2018's 3 Best & Worst Fundraising Practices
It's time to reflect: How can you host better fundraisers and rake in even more donations? Every single year, over $50 BILLION is given to 1.5 MILLION nonprofits in the USA alone. How can you stand out from the others and help your generous donors give more? Here are 3 Good and Bad fundraising practices to help your nonprofit make 2018 the best year yet:
Best of the Best
⭐ Ask Local Businesses for Help, Not Just a Check!
Local businesses love to give back to the community, but sometimes can't afford to shell out a huge check. Much more often, they are willing to ask their customers, or even their employees, to donate. Local banks specifically are eager to give back to their community, just ask Chris Stout of Veterans Community Project how he raised thousands.
(Right) Chris Stout of VCP asks over a dozen local and nation-wide businesses in his community for help.
⭐⭐ Keep Volunteers Engaged and Involved
Every event should be genuinely fun and entertaining. You want people to think "Wow that 5K was a blast! We HAVE to go again next year." No matter how good your cause is, you will have less people attending each event if they don't get anything in return. Get a DJ to perform at a lower cost, ask family and friends to donate items for a raffle, and have free food with a recommended donation amount.
⭐⭐⭐ Be Straight to the Point and Keep People Informed
Use clear, precise information to tell donors where their money is going to entice them to give a little extra. Instead of "Feed a Homeless Person for a Week," try "$7 = A Week of Meals; $30 = A Month of Meals." You'd be surprised on how much MORE people are willing to give when they know what they're getting out of it. DipJar and The Greater Boston Food Bank raised almost $100 in an hour by being straight to the point. Give someone the joy of knowing all the good they are doing with their donation. And don't forget to say thank you!
Worst of the Worst
💩 Empty Donation Boxes
Make donors think their choice is a popular one. Instead of starting a fundraiser with an empty donation box, fill it up to halfway with cash (but not all the way!) to let people know they aren't alone. A failing fundraiser can look bad on your nonprofit, turn away donors, and stick out like a sore thumb. People will start donating faster, and once people start trickling in, you'll hopefully have to empty out that donation box at least a couple times!

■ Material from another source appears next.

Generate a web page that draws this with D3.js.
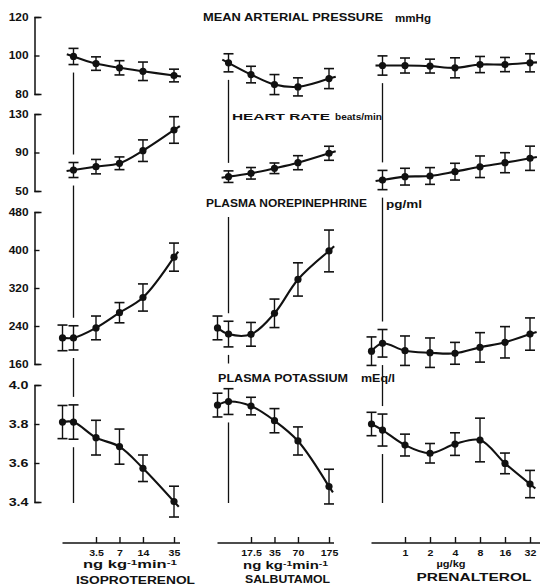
<!DOCTYPE html>
<html><head><meta charset="utf-8">
<script src="https://cdn.jsdelivr.net/npm/d3@7"></script>
<style>
body{margin:0;background:#fff}
svg{display:block}
text{font-family:"Liberation Sans",Arial,sans-serif;font-weight:bold;fill:#111}
</style>
</head><body><svg id="c" width="540" height="586"></svg>
<script>
// ---------- DATA ----------
const isoDoses=[3.5,7,14,35];
const salbDoses=[17.5,35,70,175];
const prenDoses=[1,2,4,8,16,32];
const isoDoseLabels=["3.5","7","14","35"];
const salbDoseLabels=["17.5","35","70","175"];
const prenDoseLabels=["1","2","4","8","16","32"];

// top panels: infusion start ("0") then doses; lower panels: control ("C"), start ("0"), doses
const mapIso=[99.5,95.8,93.6,91.8,89.6];
const mapIsoSem=[4.2,3.5,3.7,4.8,3.3];
const mapSalb=[96.2,90.1,84.9,83.7,88.0];
const mapSalbSem=[4.7,4.3,5.2,4.7,5.2];
const mapPren=[94.8,94.8,94.5,93.6,95.3,95.3,96.2];
const mapPrenSem=[5.0,3.9,3.6,5.2,4.2,3.7,4.7];

const hrIso=[71.8,75.3,78.8,91.9,113.4];
const hrIsoSem=[7.8,7.5,6.6,11.2,13.8];
const hrSalb=[64.9,68.4,73.6,79.4,89.2];
const hrSalbSem=[6.0,6.0,5.5,7.3,7.3];
const hrPren=[61.4,64.9,65.6,70.1,75.2,79.4,84.0];
const hrPrenSem=[10.0,8.7,8.7,8.7,11.2,10.4,12.6];

const neIso=[215,215,236,268,300,385];
const neIsoSem=[27,25.5,25,21.3,28.6,29.6];
const neSalb=[236,223,222.5,266.7,338,398];
const neSalbSem=[25,27,25,30,35,44];
const nePren=[187,203.6,188,183.8,182.5,195,205.7,223];
const nePrenSem=[30,29,31,31,23,31,33,34];

const kIso=[3.81,3.81,3.73,3.684,3.573,3.402];
const kIsoSem=[0.085,0.088,0.089,0.09,0.068,0.079];
const kSalb=[3.897,3.915,3.892,3.817,3.713,3.479];
const kSalbSem=[0.061,0.066,0.045,0.062,0.072,0.089];
const kPren=[3.80,3.769,3.692,3.65,3.697,3.718,3.598,3.492];
const kPrenSem=[0.06,0.082,0.056,0.05,0.058,0.112,0.053,0.07];

const mapTicks=[80,100,120], hrTicks=[50,90,130], neTicks=[160,240,320,400,480], kTicks=[3.4,3.6,3.8,4.0];

// ---------- LAYOUT ----------
const svg=d3.select("#c");
const ink="#111";
const drugs=[
 {name:"ISOPROTERENOL",doses:isoDoses,labels:isoDoseLabels,unit:"ng",px:[96,174],axisEnd:180,unitX:130,unitW:94,unitY:568,titleX:135.5,titleW:119,titleY:584},
 {name:"SALBUTAMOL",doses:salbDoses,labels:salbDoseLabels,unit:"ng",px:[251,329],axisEnd:334,unitX:285.6,unitW:85,unitY:569,titleX:287.5,titleW:85,titleY:583},
 {name:"PRENALTEROL",doses:prenDoses,labels:prenDoseLabels,unit:"ug",px:[405,530],axisEnd:540,unitX:451,unitW:29,unitY:567,titleX:474,titleW:115,titleY:580.5}
];
drugs.forEach(d=>{
  d.xs=d3.scaleLog().domain([d.doses[0],d.doses[d.doses.length-1]]).range(d.px);
  d.xpos=k=>k==="C"?d.xs(d.doses[0])-33.5:(k==="0"?d.xs(d.doses[0])-22.5:d.xs(k));
});
const panels=[
 {dom:[80,120],rng:[94,17],ticks:mapTicks,fmt:d3.format("d"),control:false,series:[[mapIso,mapIsoSem],[mapSalb,mapSalbSem],[mapPren,mapPrenSem]]},
 {dom:[50,130],rng:[191,114],ticks:hrTicks,fmt:d3.format("d"),control:false,series:[[hrIso,hrIsoSem],[hrSalb,hrSalbSem],[hrPren,hrPrenSem]]},
 {dom:[160,480],rng:[364,212],ticks:neTicks,fmt:d3.format("d"),control:true,series:[[neIso,neIsoSem],[neSalb,neSalbSem],[nePren,nePrenSem]]},
 {dom:[3.4,4.0],rng:[502,385],ticks:kTicks,fmt:d3.format(".1f"),control:true,series:[[kIso,kIsoSem],[kSalb,kSalbSem],[kPren,kPrenSem]]}
];
panels.forEach(p=>p.y=d3.scaleLinear().domain(p.dom).range(p.rng));

// ---------- Y AXES ----------
panels.forEach(p=>{
  const ax=d3.axisLeft(p.y).tickValues(p.ticks).tickFormat(p.fmt).tickSizeInner(-5).tickSizeOuter(-7).tickPadding(6);
  const g=svg.append("g").attr("transform","translate(34.5,0)").call(ax);
  g.select(".domain").attr("stroke",ink).attr("stroke-width",1.5);
  g.selectAll(".tick line").attr("stroke",ink).attr("stroke-width",1.4);
  g.selectAll(".tick text").attr("font-size",10).attr("fill",ink)
    .style("font-family","'Liberation Sans',Arial,sans-serif").style("font-weight","bold")
    .attr("textLength",function(){return this.textContent.length*6.6;}).attr("lengthAdjust","spacingAndGlyphs");
});

// ---------- TITLES ----------
function label(x,y,txt,fs,w,anchor){
  return svg.append("text").attr("x",x).attr("y",y).attr("font-size",fs)
    .attr("text-anchor",anchor||"start").attr("textLength",w).attr("lengthAdjust","spacingAndGlyphs").text(txt);
}
label(203,21,"MEAN ARTERIAL PRESSURE",10.5,180);
label(395,21.5,"mmHg",10,36);
label(232,120,"HEART RATE",9.6,98);
label(335,120,"beats/min",9.3,47);
const neTitle=label(206,207,"PLASMA NOREPINEPHRINE",10.5,161);
label(386,207.5,"pg/ml",10,36);
const kTitle=label(218,381.5,"PLASMA POTASSIUM",10.5,130);
label(361,381.5,"mEq/l",10,34);

// ---------- DATA MARKS ----------
const line=d3.line().curve(d3.curveCatmullRom.alpha(0.5));
panels.forEach(p=>{
  drugs.forEach((d,i)=>{
    const [m,s]=p.series[i];
    const keys=(p.control?["C","0"]:["0"]).concat(d.doses);
    const pts=keys.map((k,j)=>({x:d.xpos(k),y:p.y(m[j]),lo:p.y(m[j]-s[j]),hi:p.y(m[j]+s[j])}));
    const xy=pts.map(q=>[q.x,q.y]);
    const g=svg.append("g");
    g.append("path").attr("d",line(xy)).attr("fill","none").attr("stroke",ink).attr("stroke-width",2.1);
    const ext=(a,b,len)=>{const dx=b[0]-a[0],dy=b[1]-a[1],L=Math.hypot(dx,dy);return [b[0]+dx/L*len,b[1]+dy/L*len];};
    const n=xy.length;
    const e1=ext(xy[n-2],xy[n-1],7);
    g.append("line").attr("x1",xy[n-1][0]).attr("y1",xy[n-1][1]).attr("x2",e1[0]).attr("y2",e1[1]).attr("stroke",ink).attr("stroke-width",2.1);
    if(!p.control){
      const e0=ext(xy[1],xy[0],7);
      g.append("line").attr("x1",xy[0][0]).attr("y1",xy[0][1]).attr("x2",e0[0]).attr("y2",e0[1]).attr("stroke",ink).attr("stroke-width",2.1);
    }
    pts.forEach(q=>{
      g.append("line").attr("x1",q.x).attr("x2",q.x).attr("y1",q.lo).attr("y2",q.hi).attr("stroke",ink).attr("stroke-width",1.4);
      [q.lo,q.hi].forEach(yy=>g.append("line").attr("x1",q.x-5).attr("x2",q.x+5).attr("y1",yy).attr("y2",yy).attr("stroke",ink).attr("stroke-width",1.6));
      g.append("circle").attr("cx",q.x).attr("cy",q.y).attr("r",3.6).attr("fill",ink);
    });
    d["obs"+panels.indexOf(p)]=pts[keys.indexOf("0")];
  });
});

// ---------- INFUSION-START MARKER LINES ----------
const titleBoxes=[neTitle.node().getBBox(),kTitle.node().getBBox()];
const gap=8, bottomY=panels[3].y(3.4)+1;
drugs.forEach(d=>{
  const x=d.xpos("0");
  let obs=[0,1,2,3].map(i=>[d["obs"+i].hi,d["obs"+i].lo]);
  titleBoxes.forEach(b=>{ if(x>=b.x && x<=b.x+b.width) obs.push([b.y,b.y+b.height]); });
  obs.sort((a,b)=>a[0]-b[0]);
  let cur=obs[0][1];
  const segs=[];
  obs.slice(1).forEach(o=>{ if(o[0]-gap-(cur+gap)>3) segs.push([cur+gap,o[0]-gap]); cur=Math.max(cur,o[1]); });
  if(bottomY-(cur+gap)>3) segs.push([cur+gap,bottomY]);
  segs.forEach(s=>svg.append("line").attr("x1",x).attr("x2",x).attr("y1",s[0]).attr("y2",s[1]).attr("stroke",ink).attr("stroke-width",1.3));
});

// ---------- X AXES ----------
const axisY=543;
drugs.forEach(d=>{
  svg.append("line").attr("x1",d.xpos("C")).attr("x2",d.axisEnd).attr("y1",axisY).attr("y2",axisY).attr("stroke",ink).attr("stroke-width",1.4);
  const ax=d3.axisBottom(d.xs).tickValues(d.doses).tickFormat((v,i)=>d.labels[i]).tickSizeInner(-6).tickSizeOuter(0).tickPadding(6);
  const g=svg.append("g").attr("transform",`translate(0,${axisY})`).call(ax);
  g.select(".domain").remove();
  g.selectAll(".tick line").attr("stroke",ink).attr("stroke-width",1.4);
  g.selectAll(".tick text").attr("font-size",9.4).attr("fill",ink)
    .style("font-family","'Liberation Sans',Arial,sans-serif").style("font-weight","bold")
    .attr("textLength",function(){const t=this.textContent;return t.length*5.9-(t.includes(".")?3:0);}).attr("lengthAdjust","spacingAndGlyphs");
  const u=svg.append("text").attr("x",d.unitX).attr("y",d.unitY).attr("text-anchor","middle").attr("font-size",d.unit==="ng"?10:9.6)
    .attr("textLength",d.unitW).attr("lengthAdjust","spacingAndGlyphs");
  if(d.unit==="ng"){
    u.append("tspan").text("ng kg");
    u.append("tspan").attr("dy",-3.2).attr("font-size",7).text("-1");
    u.append("tspan").attr("dy",3.2).text("min");
    u.append("tspan").attr("dy",-3.2).attr("font-size",7).text("-1");
  } else {
    u.text("\u00B5g/kg");
  }
  label(d.titleX,d.titleY,d.name,10.5,d.titleW,"middle");
});
</script>
</body></html>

💩💩 Only Having one form of donation available
Whether it’s cash, change, credit card, or even bitcoin only, stop this! Give donors options on ways to donate to make them feel comfortable, and to maximize the amount they give. If someone has no cash or change in their wallet, have a quick and easy way to accept credit cards. Donors are likely give more with their credit cards; so always make that option available; those carrying cash can still empty their pockets for a great cause. Flexibility with donations is key!
💩💩💩 Don't be afraid to reach out and promote your cause
A failing nonprofit is one that isn't working hard enough. Go out and get those donations! Be proud of your cause. Make sure to have big and bold signage, and as much branding as possible. Find ways to stand out and don't be afraid to get out on the street and ask for money for a good cause. People will thank you for the good that you're doing and worst case scenario, you'll raise awareness to a large amount of people.
Give yourself a little self reflecting and see if you fall into any of these categories. If so try something new this year so give your fundraiser a fresh new face!